Mutations in two genes coding for the immune cytokines IL-2 and IL-13 increase the risk of cutaneous T-cell lymphoma (CTCL), researchers have found, while mutations in two other immune factors were found to protect against the cancer.
These insights shine new light on the mechanisms that allow cancerous T-cells to infiltrate the skin in this type of cancer, which, despite its frequency, remains poorly understood.
Studies suggest that immune factors, such as cytokines, are involved in the development of T-cell lymphoma affecting the skin, but few have explored whether inherited differences coding for the factors can impact disease risk.
Researchers at the Medical University of Gdansk in Poland explored the presence of nine small mutations in the genes of seven cytokines — IL-1 alpha, IL-2, IL-13, IL-10, IL-8, endothelin-1, and TNF-alpha — in a group of patients and controls.
Most genes were analyzed in 43 patients; endothelin-1 was analyzed in 60. The mean age of the patients was 60.7 years, with a slightly higher mean age of 62.7 in the endothelin-1 group.
Between 84 and 261 people, depending on the analyzed mutation, served as controls.

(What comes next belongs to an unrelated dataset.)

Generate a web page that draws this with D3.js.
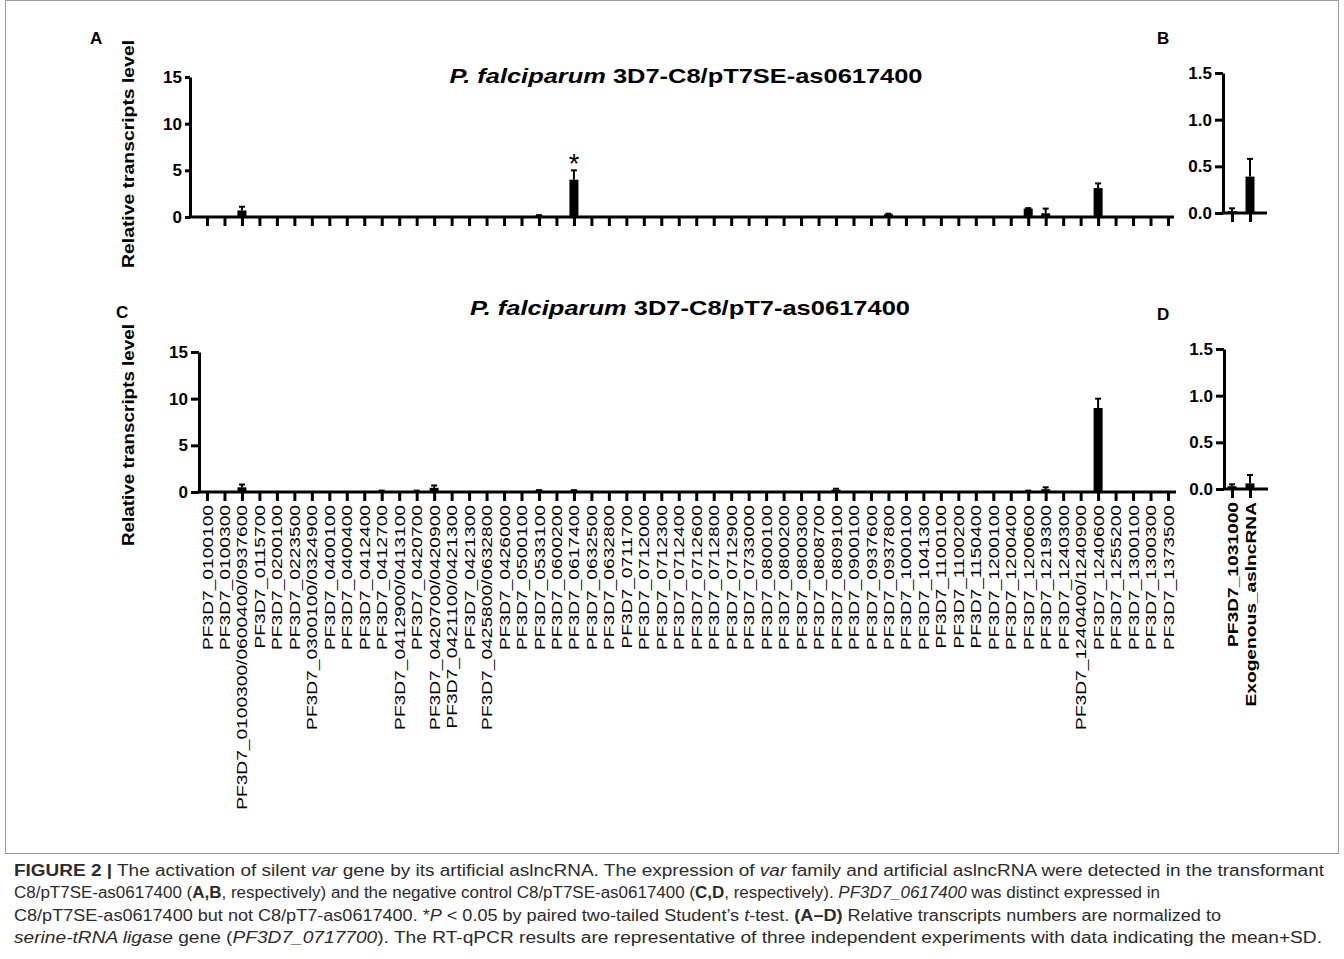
<!DOCTYPE html>
<html>
<head>
<meta charset="utf-8">
<script src="https://cdn.jsdelivr.net/npm/d3@7"></script>
<style>
  body { margin: 0; background: #fff; }
  text { font-family: "Liberation Sans", Arial, Helvetica, sans-serif; }
</style>
</head>
<body>
<div id="chart"></div>
<script>
// gene ids shared by panels A and C
const genes = [
  "PF3D7_0100100", "PF3D7_0100300", "PF3D7_0100300/0600400/0937600", "PF3D7_0115700",
  "PF3D7_0200100", "PF3D7_0223500", "PF3D7_0300100/0324900", "PF3D7_0400100",
  "PF3D7_0400400", "PF3D7_0412400", "PF3D7_0412700", "PF3D7_0412900/0413100",
  "PF3D7_0420700", "PF3D7_0420700/0420900", "PF3D7_0421100/0421300", "PF3D7_0421300",
  "PF3D7_0425800/0632800", "PF3D7_0426000", "PF3D7_0500100", "PF3D7_0533100",
  "PF3D7_0600200", "PF3D7_0617400", "PF3D7_0632500", "PF3D7_0632800",
  "PF3D7_0711700", "PF3D7_0712000", "PF3D7_0712300", "PF3D7_0712400",
  "PF3D7_0712600", "PF3D7_0712800", "PF3D7_0712900", "PF3D7_0733000",
  "PF3D7_0800100", "PF3D7_0800200", "PF3D7_0800300", "PF3D7_0808700",
  "PF3D7_0809100", "PF3D7_0900100", "PF3D7_0937600", "PF3D7_0937800",
  "PF3D7_1000100", "PF3D7_1041300", "PF3D7_1100100", "PF3D7_1100200",
  "PF3D7_1150400", "PF3D7_1200100", "PF3D7_1200400", "PF3D7_1200600",
  "PF3D7_1219300", "PF3D7_1240300", "PF3D7_1240400/1240900", "PF3D7_1240600",
  "PF3D7_1255200", "PF3D7_1300100", "PF3D7_1300300", "PF3D7_1373500"
];

// panel A: 3D7-C8/pT7SE-as0617400
const meanA = [
  0, 0, 0.7, 0, 0, 0, 0, 0, 0, 0,
  0, 0, 0, 0, 0, 0, 0, 0, 0, 0.15,
  0, 4.0, 0, 0, 0, 0, 0, 0, 0, 0,
  0, 0, 0, 0, 0, 0, 0, 0.05, 0, 0.3,
  0, 0, 0, 0, 0, 0, 0, 0.9, 0.4, 0,
  0, 3.1, 0, 0, 0, 0
];
const sdA = [
  0, 0, 0.4, 0, 0, 0, 0, 0, 0, 0,
  0, 0, 0, 0, 0, 0, 0, 0, 0, 0.05,
  0, 1.0, 0, 0, 0, 0, 0, 0, 0, 0,
  0, 0, 0, 0, 0, 0, 0, 0, 0, 0.05,
  0, 0, 0, 0, 0, 0, 0, 0.05, 0.5, 0,
  0, 0.5, 0, 0, 0, 0
];

// panel C: 3D7-C8/pT7-as0617400
const meanC = [
  0, 0, 0.5, 0, 0, 0, 0, 0, 0, 0,
  0.1, 0, 0.1, 0.45, 0.05, 0.05, 0, 0, 0, 0.15,
  0, 0.15, 0, 0, 0, 0, 0, 0, 0, 0,
  0, 0, 0, 0, 0, 0, 0.25, 0, 0, 0.05,
  0, 0, 0, 0, 0, 0, 0, 0.1, 0.3, 0,
  0, 9.0, 0.05, 0, 0, 0
];
const sdC = [
  0, 0, 0.3, 0, 0, 0, 0, 0, 0, 0,
  0.05, 0, 0.05, 0.25, 0, 0, 0, 0, 0, 0.05,
  0, 0.05, 0, 0, 0, 0, 0, 0, 0, 0,
  0, 0, 0, 0, 0, 0, 0.1, 0, 0, 0,
  0, 0, 0, 0, 0, 0, 0, 0.05, 0.2, 0,
  0, 1.0, 0, 0, 0, 0
];

// panels B and D
const smallCats = ["PF3D7_1031000", "Exogenous_aslncRNA"];
const meanB = [0.02, 0.39];
const sdB = [0.03, 0.19];
const meanD = [0.03, 0.06];
const sdD = [0.02, 0.09];

const bigTicks = [0, 5, 10, 15];
const smallTicks = [0, 0.5, 1.0, 1.5];
const starred = ["PF3D7_0617400"];

const svg = d3.select("#chart").append("svg")
    .attr("width", 1344)
    .attr("height", 959);

// thin frame round the figure
svg.append("rect")
    .attr("x", 5.5).attr("y", 0.5)
    .attr("width", 1333).attr("height", 853)
    .attr("fill", "none")
    .attr("stroke", "#9a9a9a");

const fit = (t, len) => t.attr("textLength", len).attr("lengthAdjust", "spacingAndGlyphs");

//one bar panel
function panel(o) {
    const g = svg.append("g");
    const y0 = o.y(0);

    // y axis
    const yAxis = d3.axisLeft(o.y)
        .tickValues(o.ticks)
        .tickSize(o.tickLen)
        .tickSizeOuter(0)
        .tickPadding(3)
        .tickFormat(o.fmt);
    const ya = g.append("g")
        .attr("transform", `translate(${o.axisX},0)`)
        .call(yAxis);
    ya.select(".domain").attr("stroke-width", 3).attr("stroke", "#000");
    ya.selectAll(".tick line").attr("stroke-width", 3).attr("stroke", "#000");
    ya.selectAll(".tick text")
        .attr("fill", "#000")
        .style("font-size", "17px")
        .style("font-weight", "bold");

    // x axis line (runs from the y axis a little past the last tick)
    const last = o.x(o.cats[o.cats.length - 1]);
    g.append("line")
        .attr("x1", o.axisX - 1.5).attr("x2", last + o.tail)
        .attr("y1", y0).attr("y2", y0)
        .attr("stroke", "#000").attr("stroke-width", 3);

    const xAxis = d3.axisBottom(o.x)
        .tickSize(9)
        .tickSizeOuter(0)
        .tickPadding(0)
        .tickFormat(o.labels ? d => d : "");
    const xa = g.append("g")
        .attr("transform", `translate(0,${y0})`)
        .call(xAxis);
    xa.select(".domain").remove();
    xa.selectAll(".tick line").attr("stroke-width", 3).attr("stroke", "#000");
    if (o.labels) {
        const k = 1.37;
        xa.selectAll(".tick text")
            .attr("fill", "#000")
            .attr("transform", `rotate(-90) scale(${k},1)`)
            .attr("x", -13 / k)
            .attr("y", 0)
            .attr("dy", "0.36em")
            .style("text-anchor", "end")
            .style("font-size", "14px")
            .style("font-weight", o.boldLabels ? "bold" : "normal");
    } else {
        xa.selectAll(".tick text").remove();
    }

    const rows = o.cats.map((c, i) => ({c, m: o.mean[i], s: o.sd[i]}));

    // bars
    g.selectAll("rect.bar")
        .data(rows.filter(d => d.m > 0))
        .join("rect")
        .attr("class", "bar")
        .attr("x", d => o.x(d.c) - 4.5)
        .attr("width", 9)
        .attr("y", d => o.y(d.m))
        .attr("height", d => y0 - o.y(d.m))
        .attr("fill", "#000");

    // error bars (mean + SD)
    const err = rows.filter(d => d.s > 0);
    g.selectAll("line.err")
        .data(err)
        .join("line")
        .attr("class", "err")
        .attr("x1", d => o.x(d.c)).attr("x2", d => o.x(d.c))
        .attr("y1", d => o.y(d.m)).attr("y2", d => o.y(d.m + d.s))
        .attr("stroke", "#000").attr("stroke-width", 2);
    g.selectAll("line.cap")
        .data(err)
        .join("line")
        .attr("class", "cap")
        .attr("x1", d => o.x(d.c) - 3).attr("x2", d => o.x(d.c) + 3)
        .attr("y1", d => o.y(d.m + d.s)).attr("y2", d => o.y(d.m + d.s))
        .attr("stroke", "#000").attr("stroke-width", 2);

    // significance stars
    if (o.stars) {
        g.selectAll("text.star")
            .data(rows.filter(d => o.stars.includes(d.c)))
            .join("text")
            .attr("class", "star")
            .attr("x", d => o.x(d.c))
            .attr("y", d => o.y(d.m + d.s) + 3)
            .attr("text-anchor", "middle")
            .style("font-size", "27px")
            .text("*");
    }

    // y axis title
    if (o.yTitle) {
        fit(g.append("text")
            .attr("transform", `translate(${o.yTitle.x},${o.yTitle.cy}) rotate(-90)`)
            .attr("text-anchor", "middle")
            .attr("dy", "0.36em")
            .style("font-size", "17px")
            .style("font-weight", "bold")
            .text("Relative transcripts level"), o.yTitle.len);
    }
    return g;
}

function title(cx, y, rest, len) {
    const t = svg.append("text")
        .attr("x", cx).attr("y", y)
        .attr("text-anchor", "middle")
        .style("font-size", "21px")
        .style("font-weight", "bold");
    t.append("tspan").style("font-style", "italic").text("P. falciparum");
    t.append("tspan").text(" " + rest);
    fit(t, len);
}

function letter(x, y, s) {
    svg.append("text").attr("x", x).attr("y", y)
        .style("font-size", "17px").style("font-weight", "bold").text(s);
}

const xBig = d3.scalePoint().domain(genes).range([207, 1168]);
const xSmall = d3.scalePoint().domain(smallCats).range([1232, 1250]);
const fmt0 = d3.format("d");
const fmt1 = d3.format(".1f");

// A
panel({
    x: xBig, y: d3.scaleLinear().domain([0, 15]).range([217, 77]),
    cats: genes, mean: meanA, sd: sdA, ticks: bigTicks, fmt: fmt0,
    axisX: 190, tickLen: 5, tail: 6, labels: false, stars: starred,
    yTitle: {x: 128, cy: 154, len: 228}
});
// B
panel({
    x: xSmall, y: d3.scaleLinear().domain([0, 1.5]).range([213, 73]),
    cats: smallCats, mean: meanB, sd: sdB, ticks: smallTicks, fmt: fmt1,
    axisX: 1223, tickLen: 8, tail: 17, labels: false
});
// C
panel({
    x: xBig, y: d3.scaleLinear().domain([0, 15]).range([492, 352]),
    cats: genes, mean: meanC, sd: sdC, ticks: bigTicks, fmt: fmt0,
    axisX: 199, tickLen: 8, tail: 8, labels: true,
    yTitle: {x: 128, cy: 435, len: 222}
});
// D
panel({
    x: xSmall, y: d3.scaleLinear().domain([0, 1.5]).range([489, 349]),
    cats: smallCats, mean: meanD, sd: sdD, ticks: smallTicks, fmt: fmt1,
    axisX: 1224, tickLen: 8, tail: 18, labels: true, boldLabels: true
});

title(686, 83, "3D7-C8/pT7SE-as0617400", 473);
title(690, 315, "3D7-C8/pT7-as0617400", 440);

letter(90, 44, "A");
letter(1157, 44, "B");
letter(116, 318, "C");
letter(1157, 320, "D");

// caption
const captionLines = [
    [["FIGURE 2 |", "b"], [" The activation of silent ", "n"], ["var", "i"],
     [" gene by its artificial aslncRNA. The expression of ", "n"], ["var", "i"],
     [" family and artificial aslncRNA were detected in the transformant", "n"]],
    [["C8/pT7SE-as0617400 (", "n"], ["A,B", "b"],
     [", respectively) and the negative control C8/pT7SE-as0617400 (", "n"], ["C,D", "b"],
     [", respectively). ", "n"], ["PF3D7_0617400", "i"], [" was distinct expressed in", "n"]],
    [["C8/pT7SE-as0617400 but not C8/pT7-as0617400. *", "n"], ["P", "i"],
     [" < 0.05 by paired two-tailed Student\u2019s ", "n"], ["t", "i"], ["-test. ", "n"],
     ["(A\u2013D)", "b"], [" Relative transcripts numbers are normalized to", "n"]],
    [["serine-tRNA ligase", "i"], [" gene (", "n"], ["PF3D7_0717700", "i"],
     ["). The RT-qPCR results are representative of three independent experiments with data indicating the mean+SD.", "n"]]
];
const captionY = [876, 898, 921, 943];
const captionLen = [1310, 1146, 1207, 1308];

captionLines.forEach((parts, i) => {
    const t = svg.append("text")
        .attr("x", 14).attr("y", captionY[i])
        .attr("fill", "#2b2b2b")
        .style("font-size", "16px");
    parts.forEach(([s, st]) => {
        t.append("tspan")
            .style("font-weight", st === "b" ? "bold" : "normal")
            .style("font-style", st === "i" ? "italic" : "normal")
            .text(s);
    });
    fit(t, captionLen[i]);
});
</script>
</body>
</html>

All lacked a personal or family history of chronic skin diseases and/or a personal history of cancer.
One mutation in the IL-2 gene and one in the gene coding for IL-13 were more common among patients than controls. The risk of developing the lymphoma was 5.8 times higher for people carrying the IL-2 mutation, compared with those who without the gene variant. The risk for those with the IL-13 gene variant was 5.7 times higher.
Both mutations are known to cause significant gene activity, and IL-2 has been linked to autoimmune conditions and other cancers. IL-13 has mainly been studied in skin diseases.
One mutation in the TNF-alpha gene and one in the IL-10 gene were less common among patients. Having these genetic variants were protective against cutaneous T-cell lymphoma.
No other mutations could be linked to the disease.